Debugging PLAI analyses

Author(s): Isabel Garcia-Contreras.

This module is intended for debugging fixpoints and abstract domains. The debugging modes are sorted by difficulty and knowledge required by the programmer.

General comments. To discard errors related with not cleaning properly internal databases it is better not to debug in the ciao/ciaopp toplevel, but rather use the ciaopp command line if possible.

Debug raw analysis result

Output the analysis result without postprocessing. This is using internal clause representation of ciaopp and internal representation of the abstract domain. For this, simply set the flag output_lang to raw.

For every reachable program point there is one or more true annotations, one for every inferred call pattern. In the body, annotations with the same number correspond to the execution of the abstract call with that number. A raw assertion will appear with the same id for such abstract call and success.

Note that this option is specially useful when developing a new abstract domain. If the predicates asub_to_info/5, asub_to_native/6, etc are not defined, no useful information appears in the usual.

Inspect analysis graphs

Dump the analysis graph in some <file>:

ciaopp ?- use_module(ciaopp(p_dump)).
ciaopp ?- dump(<file>).

Use the command ciaopp-dump to inspect:

$ ciaopp-dump show <file>
     # Print info of the dump <file>.
$ ciaopp-dump fmt <file>
     # Outputs the analysis result in dot format.
$ dot -Tpdf <file>.dot -o <file>.pdf
     # Generates a graph in pdf of the dot analysis format.

Trace fixpoint operations

Output steps to reach fixpoint. It is useful to combine this option with the raw output, as it shows the steps to generate the graphs using the same numbers for ids.

In file src/plai/fixpoint_options.pl, uncomment :- use_package(.(notrace))., and recompile:

$ ciao build --bin ciaopp

A clean may be necessary, due to some undetected changes in incremental compilation of programs with included files.
$ ciao clean ciaopp

Then set flag trace_fixp to trace in the ciaopp toplevel or activate it in the command line:

$ ciaopp -A <file> -ftrace_fixp=trace

Additionally, if the flag timestamp_trace is set to on (can only be set in the ciaopp toplevel) a timestamp is printed when tracing.

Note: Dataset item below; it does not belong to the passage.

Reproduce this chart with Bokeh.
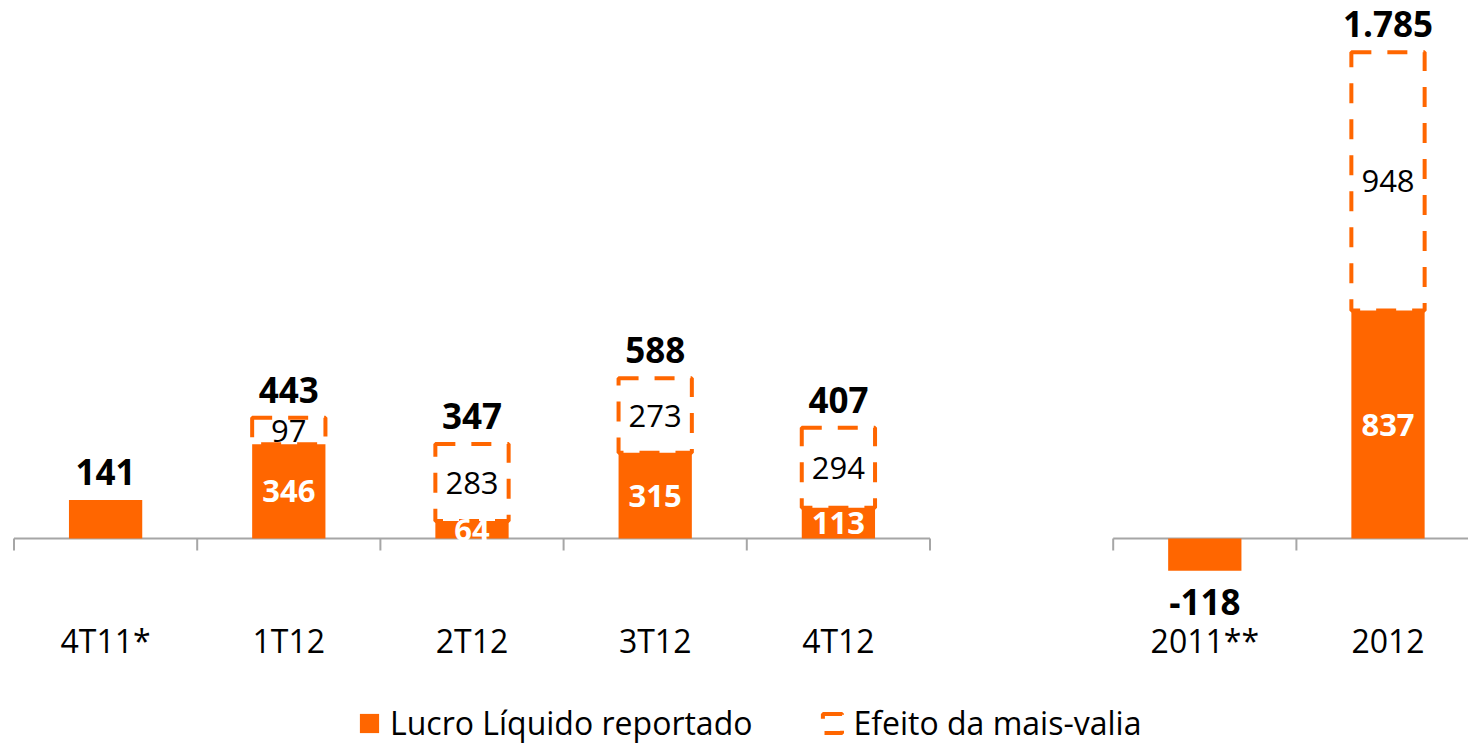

This can help finding perfomance issues.

Activate run-time checks

Go to any module, add :- use_package(rtchecks). and recompile by

$ ciao build --bin ciaopp

Modules recommended:

  • Generic domain interface src/plai/domains.pl.
  • Any specific domain. of src/domains/* (check that it has assertions!).
  • Fixpoints: src/plai/fixpoint_options.pl.
  • Generic fixpoint operations: src/plai/fixpo_ops.pl.
  • Modular analysis: src/plai/intermod_options.pl.
  • Incremental analysis: src/plai/incanal/incanal_options.pl.
  • Assertions during fixpoint: src/plai/apply_assertions.pl/src/plai/apply_assertions_old.pl.

In domains.pl the assertions were written by looking only at some domains, not all of them. It could happen that they are too restrictive. If you find that an assertion does not hold in run-time, please open an issue.

Debug fixpoint step by step

For this, it is recommended to deactivate run-time checks, as the debugger shows also the code for RT checking.

Write :- use_package(trace). in src/plai/fixpoint_options.pl and recompile:

$ ciao build --bin ciaopp

In an emacs shell buffer do M-x ciao-inferior-mode. Then execute the ciaopp command to debug

$ ciaopp -A <file>

Access PLAI databases directly

ciaopp ?- use_module(ciaopp(plai/plai_db)).
ciaopp ?- complete(SgKey,AbsInt,Sg,Proj,Prime,Id,Parents).
ciaopp ?- memo_table(LitKey,AbsInt,Id,Child,Vars_u,Call).